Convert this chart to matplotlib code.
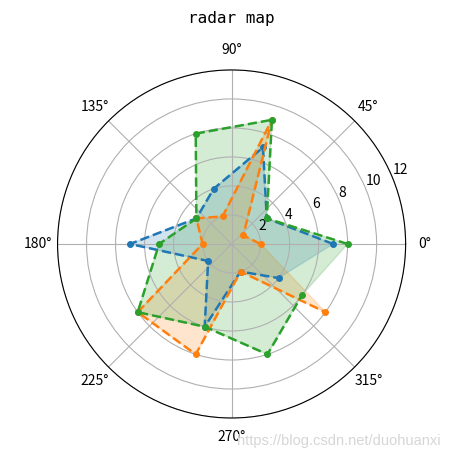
import numpy as np
import matplotlib.pyplot as plt

# radar data: 10 directions, 36 degrees apart
angles_deg = [0, 36, 72, 108, 144, 180, 216, 252, 288, 324]
blue = [7, 3, 7, 4, 3, 7, 2, 6, 2, 4]
orange = [2, 1, 9, 2, 3, 2, 8, 8, 2, 8]
green = [8, 3, 9, 8, 3, 5, 8, 6, 8, 6]
series = [blue, orange, green]
colors = ['C0', 'C1', 'C2']

theta = np.deg2rad(angles_deg)

fig = plt.figure(figsize=(4.51, 4.58), dpi=100)
ax = fig.add_axes([0.1275, 0.0873, 0.772, 0.760], projection='polar')

for vals, c in zip(series, colors):
    ax.plot(theta, vals, 'o--', color=c, linewidth=1.8, markersize=4)
    ax.fill(theta, vals, color=c, alpha=0.2)

ax.set_ylim(0, 12)
ax.set_yticks([2, 4, 6, 8, 10, 12])
ax.tick_params(labelsize=10)
for lab in ax.get_xticklabels() + ax.get_yticklabels():
    lab.set_family(['Noto Sans CJK SC', 'DejaVu Sans'])

fig.text(0.513, 1 - 18 / 458, 'radar map', ha='center', va='center',
         family='DejaVu Sans Mono', fontsize=11.5)
# blog watermark, sits over the 270 label like in the source image
fig.text(0.978, 1 - 441 / 458, 'https://blog.csdn.net/duohuanxi',
         ha='right', va='center', color='#d6d6d6', fontsize=10.5,
         family='Liberation Sans')

fig.savefig('out.png', dpi=100)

══════════

**What the task requires:**
Do not copy the pictures, but repeat every line exactly.

**Solved problem:**
Convert this chart to matplotlib code.
import numpy as np
import matplotlib.pyplot as plt

# radar data: 10 directions, 36 degrees apart
angles_deg = [0, 36, 72, 108, 144, 180, 216, 252, 288, 324]
blue = [7, 3, 7, 4, 3, 7, 2, 6, 2, 4]
orange = [2, 1, 9, 2, 3, 2, 8, 8, 2, 8]
green = [8, 3, 9, 8, 3, 5, 8, 6, 8, 6]
series = [blue, orange, green]
colors = ['C0', 'C1', 'C2']

theta = np.deg2rad(angles_deg)

fig = plt.figure(figsize=(4.51, 4.58), dpi=100)
ax = fig.add_axes([0.1275, 0.0873, 0.772, 0.760], projection='polar')

for vals, c in zip(series, colors):
    ax.plot(theta, vals, 'o--', color=c, linewidth=1.8, markersize=4)
    ax.fill(theta, vals, color=c, alpha=0.2)

ax.set_ylim(0, 12)
ax.set_yticks([2, 4, 6, 8, 10, 12])
ax.tick_params(labelsize=10)
for lab in ax.get_xticklabels() + ax.get_yticklabels():
    lab.set_family(['Noto Sans CJK SC', 'DejaVu Sans'])

fig.text(0.513, 1 - 18 / 458, 'radar map', ha='center', va='center',
         family='DejaVu Sans Mono', fontsize=11.5)
# blog watermark, sits over the 270 label like in the source image
fig.text(0.978, 1 - 441 / 458, 'https://blog.csdn.net/duohuanxi',
         ha='right', va='center', color='#d6d6d6', fontsize=10.5,
         family='Liberation Sans')

fig.savefig('out.png', dpi=100)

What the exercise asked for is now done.